Reproduce the data below in full and exclude every picture.

^^^^^^^^^^^^^^^^

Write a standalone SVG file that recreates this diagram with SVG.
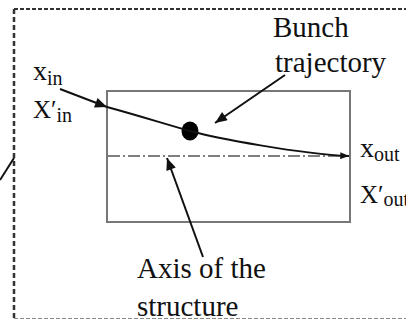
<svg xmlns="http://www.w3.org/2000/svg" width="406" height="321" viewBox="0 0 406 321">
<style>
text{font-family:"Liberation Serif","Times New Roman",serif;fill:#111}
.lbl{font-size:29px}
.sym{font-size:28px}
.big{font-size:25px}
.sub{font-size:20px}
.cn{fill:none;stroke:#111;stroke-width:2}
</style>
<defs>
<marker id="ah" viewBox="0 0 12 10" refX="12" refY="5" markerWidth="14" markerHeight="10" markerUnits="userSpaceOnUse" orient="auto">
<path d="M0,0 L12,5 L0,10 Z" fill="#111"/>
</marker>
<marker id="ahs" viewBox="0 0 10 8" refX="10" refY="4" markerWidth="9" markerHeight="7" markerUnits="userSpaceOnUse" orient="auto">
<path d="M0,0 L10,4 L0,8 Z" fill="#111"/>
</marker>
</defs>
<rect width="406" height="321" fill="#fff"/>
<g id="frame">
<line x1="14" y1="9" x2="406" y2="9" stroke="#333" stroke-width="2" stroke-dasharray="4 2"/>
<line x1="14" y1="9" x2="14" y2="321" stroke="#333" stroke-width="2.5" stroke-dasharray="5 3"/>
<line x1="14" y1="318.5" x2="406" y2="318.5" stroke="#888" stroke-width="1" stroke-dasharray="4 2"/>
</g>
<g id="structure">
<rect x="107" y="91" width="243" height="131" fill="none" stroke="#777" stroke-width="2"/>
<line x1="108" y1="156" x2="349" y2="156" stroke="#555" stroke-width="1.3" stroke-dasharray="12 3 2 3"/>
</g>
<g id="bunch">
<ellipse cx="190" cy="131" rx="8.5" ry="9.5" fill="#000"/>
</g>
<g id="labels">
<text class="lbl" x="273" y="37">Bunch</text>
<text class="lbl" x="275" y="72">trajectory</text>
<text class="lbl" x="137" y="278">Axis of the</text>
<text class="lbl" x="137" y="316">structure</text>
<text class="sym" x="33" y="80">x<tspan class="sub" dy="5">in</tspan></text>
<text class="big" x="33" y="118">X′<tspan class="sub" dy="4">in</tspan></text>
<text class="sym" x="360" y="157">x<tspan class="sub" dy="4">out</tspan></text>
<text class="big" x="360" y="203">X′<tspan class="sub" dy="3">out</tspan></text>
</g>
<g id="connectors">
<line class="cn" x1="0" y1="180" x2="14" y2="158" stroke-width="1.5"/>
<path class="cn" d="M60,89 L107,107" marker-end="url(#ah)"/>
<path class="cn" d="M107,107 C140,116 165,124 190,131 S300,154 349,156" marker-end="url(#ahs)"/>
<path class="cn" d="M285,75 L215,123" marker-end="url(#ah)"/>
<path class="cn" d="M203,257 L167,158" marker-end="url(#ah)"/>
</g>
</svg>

^^^^^^^^^^^^^^^^

- Answer to the exercise -
Write a standalone SVG file that recreates this diagram with SVG.
<svg xmlns="http://www.w3.org/2000/svg" width="406" height="321" viewBox="0 0 406 321">
<style>
text{font-family:"Liberation Serif","Times New Roman",serif;fill:#111}
.lbl{font-size:29px}
.sym{font-size:28px}
.big{font-size:25px}
.sub{font-size:20px}
.cn{fill:none;stroke:#111;stroke-width:2}
</style>
<defs>
<marker id="ah" viewBox="0 0 12 10" refX="12" refY="5" markerWidth="14" markerHeight="10" markerUnits="userSpaceOnUse" orient="auto">
<path d="M0,0 L12,5 L0,10 Z" fill="#111"/>
</marker>
<marker id="ahs" viewBox="0 0 10 8" refX="10" refY="4" markerWidth="9" markerHeight="7" markerUnits="userSpaceOnUse" orient="auto">
<path d="M0,0 L10,4 L0,8 Z" fill="#111"/>
</marker>
</defs>
<rect width="406" height="321" fill="#fff"/>
<g id="frame">
<line x1="14" y1="9" x2="406" y2="9" stroke="#333" stroke-width="2" stroke-dasharray="4 2"/>
<line x1="14" y1="9" x2="14" y2="321" stroke="#333" stroke-width="2.5" stroke-dasharray="5 3"/>
<line x1="14" y1="318.5" x2="406" y2="318.5" stroke="#888" stroke-width="1" stroke-dasharray="4 2"/>
</g>
<g id="structure">
<rect x="107" y="91" width="243" height="131" fill="none" stroke="#777" stroke-width="2"/>
<line x1="108" y1="156" x2="349" y2="156" stroke="#555" stroke-width="1.3" stroke-dasharray="12 3 2 3"/>
</g>
<g id="bunch">
<ellipse cx="190" cy="131" rx="8.5" ry="9.5" fill="#000"/>
</g>
<g id="labels">
<text class="lbl" x="273" y="37">Bunch</text>
<text class="lbl" x="275" y="72">trajectory</text>
<text class="lbl" x="137" y="278">Axis of the</text>
<text class="lbl" x="137" y="316">structure</text>
<text class="sym" x="33" y="80">x<tspan class="sub" dy="5">in</tspan></text>
<text class="big" x="33" y="118">X′<tspan class="sub" dy="4">in</tspan></text>
<text class="sym" x="360" y="157">x<tspan class="sub" dy="4">out</tspan></text>
<text class="big" x="360" y="203">X′<tspan class="sub" dy="3">out</tspan></text>
</g>
<g id="connectors">
<line class="cn" x1="0" y1="180" x2="14" y2="158" stroke-width="1.5"/>
<path class="cn" d="M60,89 L107,107" marker-end="url(#ah)"/>
<path class="cn" d="M107,107 C140,116 165,124 190,131 S300,154 349,156" marker-end="url(#ahs)"/>
<path class="cn" d="M285,75 L215,123" marker-end="url(#ah)"/>
<path class="cn" d="M203,257 L167,158" marker-end="url(#ah)"/>
</g>
</svg>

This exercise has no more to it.